◆ What this task involves
Type out the complete listing below word for word, without its pictures.

Start of Data excerpt

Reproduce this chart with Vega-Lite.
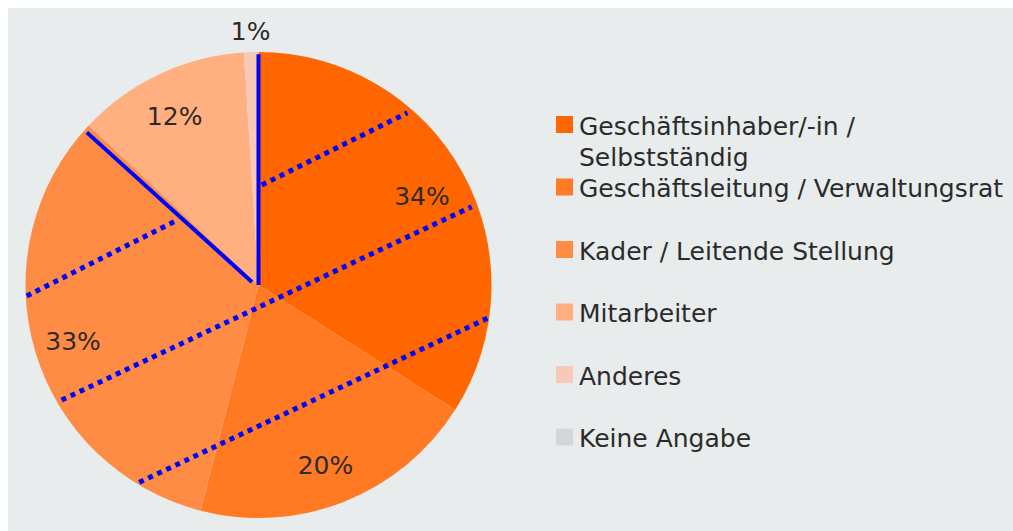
{
  "$schema": "https://vega.github.io/schema/vega-lite/v6.json",
  "width": 1013,
  "height": 531,
  "autosize": {"type": "fit", "contains": "padding"},
  "padding": {"left": 8, "top": 8, "right": 0, "bottom": 0},
  "background": "#ffffff",
  "config": {"view": {"fill": "#E8ECED", "stroke": null}},
  "datasets": {
    "slices": [
      {"category": "Geschäftsinhaber/-in / Selbstständig", "label": "Geschäftsinhaber/-in /\nSelbstständig", "pct": 0.34, "rank": 1},
      {"category": "Geschäftsleitung / Verwaltungsrat", "label": "Geschäftsleitung / Verwaltungsrat", "pct": 0.20, "rank": 2},
      {"category": "Kader / Leitende Stellung", "label": "Kader / Leitende Stellung", "pct": 0.33, "rank": 3},
      {"category": "Mitarbeiter", "label": "Mitarbeiter", "pct": 0.12, "rank": 4},
      {"category": "Anderes", "label": "Anderes", "pct": 0.01, "rank": 5},
      {"category": "Keine Angabe", "label": "Keine Angabe", "pct": 0.0, "rank": 6}
    ],
    "solid": [
      {"x1": 0.0, "y1": 0.0, "x2": 0.0, "y2": 0.99},
      {"x1": -0.028, "y1": 0.013, "x2": -0.737, "y2": 0.655}
    ],
    "dotted": [
      {"x1": 0.014, "y1": 0.429, "x2": 0.639, "y2": 0.739},
      {"x1": -0.995, "y1": -0.047, "x2": -0.361, "y2": 0.272},
      {"x1": -0.845, "y1": -0.494, "x2": 0.915, "y2": 0.336},
      {"x1": -0.512, "y1": -0.847, "x2": 0.982, "y2": -0.143}
    ]
  },
  "resolve": {"scale": {"y": "independent"}},
  "layer": [
    {
      "layer": [
        {
          "data": {"name": "slices"},
          "mark": {"type": "arc", "outerRadius": 233, "stroke": null},
          "encoding": {
            "theta": {"field": "pct", "type": "quantitative", "stack": true},
            "order": {"field": "rank", "type": "quantitative"},
            "color": {
              "field": "category", "type": "nominal",
              "scale": {
                "domain": ["Geschäftsinhaber/-in / Selbstständig", "Geschäftsleitung / Verwaltungsrat", "Kader / Leitende Stellung", "Mitarbeiter", "Anderes", "Keine Angabe"],
                "range": ["#FF6600", "#FF7A22", "#FF8C44", "#FFAF80", "#F7C9B6", "#D2D8D8"]
              },
              "legend": null
            },
            "x": {"datum": 0, "type": "quantitative", "scale": {"domain": [-1.0751, 3.2382], "nice": false, "zero": false}, "axis": null},
            "y": {"datum": 0, "type": "quantitative", "scale": {"domain": [-1.0558, 1.1888], "nice": false, "zero": false}, "axis": null}
          }
        },
        {
          "data": {"name": "slices"},
          "mark": {"type": "text", "radius": 190, "dx": -3, "dy": 4, "fontSize": 25, "font": "DejaVu Sans", "color": "#2e2a26", "align": "center", "baseline": "middle"},
          "encoding": {
            "theta": {"field": "pct", "type": "quantitative", "stack": true},
            "order": {"field": "rank", "type": "quantitative"},
            "text": {"condition": {"test": "datum.pct >= 0.05", "field": "pct", "type": "quantitative", "format": ".0%"}, "value": ""},
            "x": {"datum": 0, "type": "quantitative", "scale": {"domain": [-1.0751, 3.2382], "nice": false, "zero": false}, "axis": null},
            "y": {"datum": 0, "type": "quantitative", "scale": {"domain": [-1.0558, 1.1888], "nice": false, "zero": false}, "axis": null}
          }
        },
        {
          "data": {"name": "slices"},
          "mark": {"type": "text", "radius": 253, "fontSize": 25, "font": "DejaVu Sans", "color": "#2e2a26", "align": "center", "baseline": "middle"},
          "encoding": {
            "theta": {"field": "pct", "type": "quantitative", "stack": true},
            "order": {"field": "rank", "type": "quantitative"},
            "text": {"condition": {"test": "datum.pct > 0 && datum.pct < 0.05", "field": "pct", "type": "quantitative", "format": ".0%"}, "value": ""},
            "x": {"datum": 0, "type": "quantitative", "scale": {"domain": [-1.0751, 3.2382], "nice": false, "zero": false}, "axis": null},
            "y": {"datum": 0, "type": "quantitative", "scale": {"domain": [-1.0558, 1.1888], "nice": false, "zero": false}, "axis": null}
          }
        },
        {
          "data": {"name": "solid"},
          "mark": {"type": "rule", "color": "#0000FF", "strokeWidth": 4},
          "encoding": {
            "x": {"field": "x1", "type": "quantitative", "scale": {"domain": [-1.0751, 3.2382], "nice": false, "zero": false}, "axis": null},
            "y": {"field": "y1", "type": "quantitative", "scale": {"domain": [-1.0558, 1.1888], "nice": false, "zero": false}, "axis": null},
            "x2": {"field": "x2"},
            "y2": {"field": "y2"}
          }
        },
        {
          "data": {"name": "dotted"},
          "mark": {"type": "rule", "color": "#0000FF", "strokeWidth": 5, "strokeDash": [5, 5], "strokeCap": "butt"},
          "encoding": {
            "x": {"field": "x1", "type": "quantitative", "scale": {"domain": [-1.0751, 3.2382], "nice": false, "zero": false}, "axis": null},
            "y": {"field": "y1", "type": "quantitative", "scale": {"domain": [-1.0558, 1.1888], "nice": false, "zero": false}, "axis": null},
            "x2": {"field": "x2"},
            "y2": {"field": "y2"}
          }
        }
      ]
    },
    {
      "data": {"name": "slices"},
      "layer": [
        {
          "mark": {"type": "square", "size": 289, "filled": true, "opacity": 1},
          "encoding": {
            "x": {"datum": 1.3133, "type": "quantitative", "scale": {"domain": [-1.0751, 3.2382], "nice": false, "zero": false}, "axis": null},
            "y": {"field": "category", "type": "nominal", "sort": ["Geschäftsinhaber/-in / Selbstständig", "Geschäftsleitung / Verwaltungsrat", "Kader / Leitende Stellung", "Mitarbeiter", "Anderes", "Keine Angabe"], "scale": {"type": "point", "padding": 0, "range": [116.5, 429]}, "axis": null},
            "color": {"field": "category", "type": "nominal", "legend": null}
          }
        },
        {
          "mark": {"type": "text", "align": "left", "baseline": "middle", "dy": 2, "fontSize": 25, "font": "DejaVu Sans", "color": "#2b2b2b", "lineBreak": "\n", "lineHeight": 31},
          "encoding": {
            "x": {"datum": 1.3755, "type": "quantitative", "scale": {"domain": [-1.0751, 3.2382], "nice": false, "zero": false}, "axis": null},
            "y": {"field": "category", "type": "nominal", "sort": ["Geschäftsinhaber/-in / Selbstständig", "Geschäftsleitung / Verwaltungsrat", "Kader / Leitende Stellung", "Mitarbeiter", "Anderes", "Keine Angabe"], "scale": {"type": "point", "padding": 0, "range": [116.5, 429]}, "axis": null},
            "text": {"field": "label", "type": "nominal"}
          }
        }
      ]
    }
  ]
}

End of Data excerpt

◆ Output of the task
Reproduce this chart with Vega-Lite.
{
  "$schema": "https://vega.github.io/schema/vega-lite/v6.json",
  "width": 1013,
  "height": 531,
  "autosize": {"type": "fit", "contains": "padding"},
  "padding": {"left": 8, "top": 8, "right": 0, "bottom": 0},
  "background": "#ffffff",
  "config": {"view": {"fill": "#E8ECED", "stroke": null}},
  "datasets": {
    "slices": [
      {"category": "Geschäftsinhaber/-in / Selbstständig", "label": "Geschäftsinhaber/-in /\nSelbstständig", "pct": 0.34, "rank": 1},
      {"category": "Geschäftsleitung / Verwaltungsrat", "label": "Geschäftsleitung / Verwaltungsrat", "pct": 0.20, "rank": 2},
      {"category": "Kader / Leitende Stellung", "label": "Kader / Leitende Stellung", "pct": 0.33, "rank": 3},
      {"category": "Mitarbeiter", "label": "Mitarbeiter", "pct": 0.12, "rank": 4},
      {"category": "Anderes", "label": "Anderes", "pct": 0.01, "rank": 5},
      {"category": "Keine Angabe", "label": "Keine Angabe", "pct": 0.0, "rank": 6}
    ],
    "solid": [
      {"x1": 0.0, "y1": 0.0, "x2": 0.0, "y2": 0.99},
      {"x1": -0.028, "y1": 0.013, "x2": -0.737, "y2": 0.655}
    ],
    "dotted": [
      {"x1": 0.014, "y1": 0.429, "x2": 0.639, "y2": 0.739},
      {"x1": -0.995, "y1": -0.047, "x2": -0.361, "y2": 0.272},
      {"x1": -0.845, "y1": -0.494, "x2": 0.915, "y2": 0.336},
      {"x1": -0.512, "y1": -0.847, "x2": 0.982, "y2": -0.143}
    ]
  },
  "resolve": {"scale": {"y": "independent"}},
  "layer": [
    {
      "layer": [
        {
          "data": {"name": "slices"},
          "mark": {"type": "arc", "outerRadius": 233, "stroke": null},
          "encoding": {
            "theta": {"field": "pct", "type": "quantitative", "stack": true},
            "order": {"field": "rank", "type": "quantitative"},
            "color": {
              "field": "category", "type": "nominal",
              "scale": {
                "domain": ["Geschäftsinhaber/-in / Selbstständig", "Geschäftsleitung / Verwaltungsrat", "Kader / Leitende Stellung", "Mitarbeiter", "Anderes", "Keine Angabe"],
                "range": ["#FF6600", "#FF7A22", "#FF8C44", "#FFAF80", "#F7C9B6", "#D2D8D8"]
              },
              "legend": null
            },
            "x": {"datum": 0, "type": "quantitative", "scale": {"domain": [-1.0751, 3.2382], "nice": false, "zero": false}, "axis": null},
            "y": {"datum": 0, "type": "quantitative", "scale": {"domain": [-1.0558, 1.1888], "nice": false, "zero": false}, "axis": null}
          }
        },
        {
          "data": {"name": "slices"},
          "mark": {"type": "text", "radius": 190, "dx": -3, "dy": 4, "fontSize": 25, "font": "DejaVu Sans", "color": "#2e2a26", "align": "center", "baseline": "middle"},
          "encoding": {
            "theta": {"field": "pct", "type": "quantitative", "stack": true},
            "order": {"field": "rank", "type": "quantitative"},
            "text": {"condition": {"test": "datum.pct >= 0.05", "field": "pct", "type": "quantitative", "format": ".0%"}, "value": ""},
            "x": {"datum": 0, "type": "quantitative", "scale": {"domain": [-1.0751, 3.2382], "nice": false, "zero": false}, "axis": null},
            "y": {"datum": 0, "type": "quantitative", "scale": {"domain": [-1.0558, 1.1888], "nice": false, "zero": false}, "axis": null}
          }
        },
        {
          "data": {"name": "slices"},
          "mark": {"type": "text", "radius": 253, "fontSize": 25, "font": "DejaVu Sans", "color": "#2e2a26", "align": "center", "baseline": "middle"},
          "encoding": {
            "theta": {"field": "pct", "type": "quantitative", "stack": true},
            "order": {"field": "rank", "type": "quantitative"},
            "text": {"condition": {"test": "datum.pct > 0 && datum.pct < 0.05", "field": "pct", "type": "quantitative", "format": ".0%"}, "value": ""},
            "x": {"datum": 0, "type": "quantitative", "scale": {"domain": [-1.0751, 3.2382], "nice": false, "zero": false}, "axis": null},
            "y": {"datum": 0, "type": "quantitative", "scale": {"domain": [-1.0558, 1.1888], "nice": false, "zero": false}, "axis": null}
          }
        },
        {
          "data": {"name": "solid"},
          "mark": {"type": "rule", "color": "#0000FF", "strokeWidth": 4},
          "encoding": {
            "x": {"field": "x1", "type": "quantitative", "scale": {"domain": [-1.0751, 3.2382], "nice": false, "zero": false}, "axis": null},
            "y": {"field": "y1", "type": "quantitative", "scale": {"domain": [-1.0558, 1.1888], "nice": false, "zero": false}, "axis": null},
            "x2": {"field": "x2"},
            "y2": {"field": "y2"}
          }
        },
        {
          "data": {"name": "dotted"},
          "mark": {"type": "rule", "color": "#0000FF", "strokeWidth": 5, "strokeDash": [5, 5], "strokeCap": "butt"},
          "encoding": {
            "x": {"field": "x1", "type": "quantitative", "scale": {"domain": [-1.0751, 3.2382], "nice": false, "zero": false}, "axis": null},
            "y": {"field": "y1", "type": "quantitative", "scale": {"domain": [-1.0558, 1.1888], "nice": false, "zero": false}, "axis": null},
            "x2": {"field": "x2"},
            "y2": {"field": "y2"}
          }
        }
      ]
    },
    {
      "data": {"name": "slices"},
      "layer": [
        {
          "mark": {"type": "square", "size": 289, "filled": true, "opacity": 1},
          "encoding": {
            "x": {"datum": 1.3133, "type": "quantitative", "scale": {"domain": [-1.0751, 3.2382], "nice": false, "zero": false}, "axis": null},
            "y": {"field": "category", "type": "nominal", "sort": ["Geschäftsinhaber/-in / Selbstständig", "Geschäftsleitung / Verwaltungsrat", "Kader / Leitende Stellung", "Mitarbeiter", "Anderes", "Keine Angabe"], "scale": {"type": "point", "padding": 0, "range": [116.5, 429]}, "axis": null},
            "color": {"field": "category", "type": "nominal", "legend": null}
          }
        },
        {
          "mark": {"type": "text", "align": "left", "baseline": "middle", "dy": 2, "fontSize": 25, "font": "DejaVu Sans", "color": "#2b2b2b", "lineBreak": "\n", "lineHeight": 31},
          "encoding": {
            "x": {"datum": 1.3755, "type": "quantitative", "scale": {"domain": [-1.0751, 3.2382], "nice": false, "zero": false}, "axis": null},
            "y": {"field": "category", "type": "nominal", "sort": ["Geschäftsinhaber/-in / Selbstständig", "Geschäftsleitung / Verwaltungsrat", "Kader / Leitende Stellung", "Mitarbeiter", "Anderes", "Keine Angabe"], "scale": {"type": "point", "padding": 0, "range": [116.5, 429]}, "axis": null},
            "text": {"field": "label", "type": "nominal"}
          }
        }
      ]
    }
  ]
}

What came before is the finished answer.